Friday, December 13, 2013
By TOM COYNE The Associated Press
SOUTH BEND, Ind. - Brian Kelly appears to be the coach with all the right answers.
Brian Kelly has guided Notre Dame back to its glory days. The Irish, 11-0, are hoping to win their first national championship since 1988.
The Associated Press
Nearly every decision he's made this season has seemed to work out, from picking Everett Golson as starting quarterback to having Tommy Rees replace him at key times. Kelly has led Notre Dame from unranked to the brink of what could be one of the best chapters in the storied program's history as the top-ranked Irish (11-0) prepare to face Southern California (7-4) on Saturday.
Those who know Kelly say that all he has been through during his coaching career has led him to this moment. Kelly took an unusual path to Notre Dame.
He played football at Assumption College in Worcester, Mass., when it was a club sport, and planned a life in politics. But his love of football was too great.
So he took a steep pay cut to become a graduate assistant. That set him on the road to becoming the head coach who may be on the verge of proving himself a worthy successor to Knute Rockne, Frank Leahy, Ara Parseghian and Lou Holtz.
"I'm not surprised at all by what he's done," said Curt Anes, who played quarterback for Kelly when Grand Valley State won the Division II national championship in 2002. "It's the nature of who he is. He's such a leader. He's tenacious in what he does, just really doggone good at it."
Kelly always dreamed big. He remembers applying for a graduate assistant job at Southern Connecticut State and being asked during the interview where he saw himself in five years. He said he wanted to be a head coach.
"They obviously thought, 'This kid just doesn't get it,' " Kelly said in an interview with The Associated Press.
Kelly started coaching on a part-time basis a few years earlier. He was the defensive coordinator/linebackers coach at Assumption while working as an aide to a Massachusetts state senator and for Gary Hart's presidential campaign in 1984. He was earning more than $25,000 a year but missed football.
Former teammate Dave Conroy describes Kelly as "Assumption's Manti Te'o," saying as a player Kelly was the vocal leader who pushed those around him to be better. He remembers Kelly, a two-time captain, exhorting his teammates not to give up in the second half of the final game of the season in a 43-2 loss to Worcester State.
"He's in the huddle. He had eye black on. He has tears streaming down his face, and he's screaming at us, 'Play with pride! Play with pride! Don't stop!' " Conroy said.

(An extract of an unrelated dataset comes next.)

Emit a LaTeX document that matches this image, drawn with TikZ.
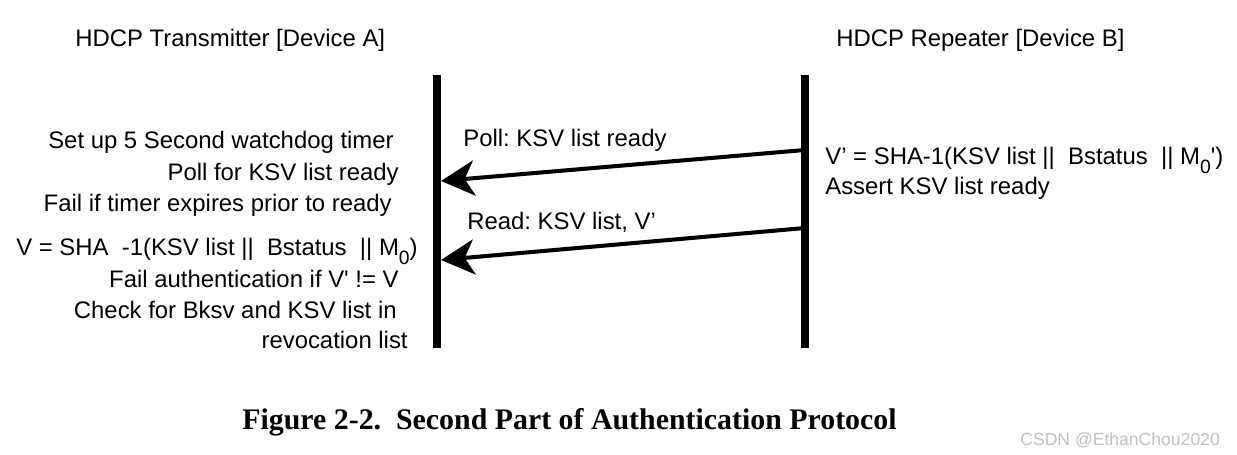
\documentclass[tikz,border=0pt]{standalone}
\usepackage{fontspec}
\setmainfont{Liberation Sans}
\newfontfamily\capfont{Liberation Serif}
\usetikzlibrary{arrows.meta}
\frenchspacing

\newcommand{\subzero}{\raisebox{-0.35em}{\fontsize{11}{11}\selectfont 0}}

\begin{document}
\begin{tikzpicture}[x=0.02cm,y=-0.02cm,
  txt/.style={inner sep=0pt,font=\fontsize{13.6}{16}\selectfont},
  lifeline/.style={line width=4.5pt},
  msg/.style={line width=2.3pt,-{Stealth[length=19pt,width=20pt,inset=5.5pt]}}]
\useasboundingbox (0,0) rectangle (1237,455);

% Headers
\node[txt,anchor=base west] (hdrA) at (75,47) {HDCP Transmitter [Device A]};
\node[txt,anchor=base west] (hdrB) at (836,47) {HDCP Repeater [Device B]};

% Lifelines
\coordinate (aTop) at (437,75);
\coordinate (aBot) at (437,348);
\coordinate (bTop) at (805,75);
\coordinate (bBot) at (805,348);
\draw[lifeline] (aTop) -- (aBot);
\draw[lifeline] (bTop) -- (bBot);

% Messages
\coordinate (pollFrom) at (805,150);
\coordinate (pollTo) at (441,181);
\coordinate (readFrom) at (805,228);
\coordinate (readTo) at (441,260);
\draw[msg] (pollFrom) -- (pollTo);
\draw[msg] (readFrom) -- (readTo);
\node[txt,anchor=base west] (pollLbl) at (463,147) {Poll: KSV list ready};
\node[txt,anchor=base west] (readLbl) at (467,230) {Read: KSV list, V’};

% Transmitter side
\node[txt,anchor=base east] (tx1) at (394,149) {Set up 5 Second watchdog timer};
\node[txt,anchor=base east] (tx2) at (399,180.5) {Poll for KSV list ready};
\node[txt,anchor=base east] (tx3) at (392,212) {Fail if timer expires prior to ready};
\node[txt,anchor=base east] (tx4) at (418,256) {V = SHA\ \ -1(KSV list ||\ \ Bstatus\ \ || M\subzero)};
\node[txt,anchor=base east] (tx5) at (399,287.5) {Fail authentication if V\textquotesingle{} != V};
\node[txt,anchor=base east] (tx6) at (397,319) {Check for Bksv and KSV list in};
\node[txt,anchor=base east] (tx7) at (408,349) {revocation list};

% Repeater side
\node[txt,anchor=base west] (rx1) at (825,165) {V’ = SHA-1(KSV list ||\ \ Bstatus\ \ || M\subzero\textquotesingle)};
\node[txt,anchor=base west] (rx2) at (825,195) {Assert KSV list ready};

% Caption
\node[anchor=base west,inner sep=0pt,font=\capfont\bfseries\fontsize{17}{20}\selectfont] (cap) at (242,430) {Figure 2-2.\ \ Second Part of Authentication Protocol};
\node[anchor=base west,inner sep=0pt,font=\fontsize{10}{12}\selectfont,text=gray!50] (mark) at (1020,446) {CSDN @EthanChou2020};
\end{tikzpicture}
\end{document}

Kelly, who set a then school record with 314 career tackles, loved football so much he worked the midnight to 8 a.m. shift on campus security so his job wouldn't interfere with practice. It was that passion that led him to quit his job in politics and accept the graduate assistant's job at Grand Valley State, where he was paid $460 every two weeks.
Kelly got some breaks along the way. After two years as a Grand Valley graduate assistant, the defensive coordinator left and he was offered the job. Kelly became head coach in 1991 after Tom Beck was hired by Holtz as an assistant at Notre Dame.
"If there's a chapter to the start of my career, it's when I was presented with an opportunity, I took advantage of it," Kelly said.
Kelly was doing well at Grand Valley State, but he heard about the spread offense Louisiana Tech was running and went down there to learn it.
"I stole some of their spread ideas and then I implemented within our system and communication. That got me to start to spread the field. Then it just became addition, deletion. This works, this doesn't work," he said.
In 2001 the Lakers advanced to the Division II title game, leading the nation in scoring and total offense. Grand Valley State won the next two national championships. It was that offense the propelled Kelly to success at Central Michigan and Cincinnati as well.
Kelly said people used to ask him why he stayed at Grand Valley State so long.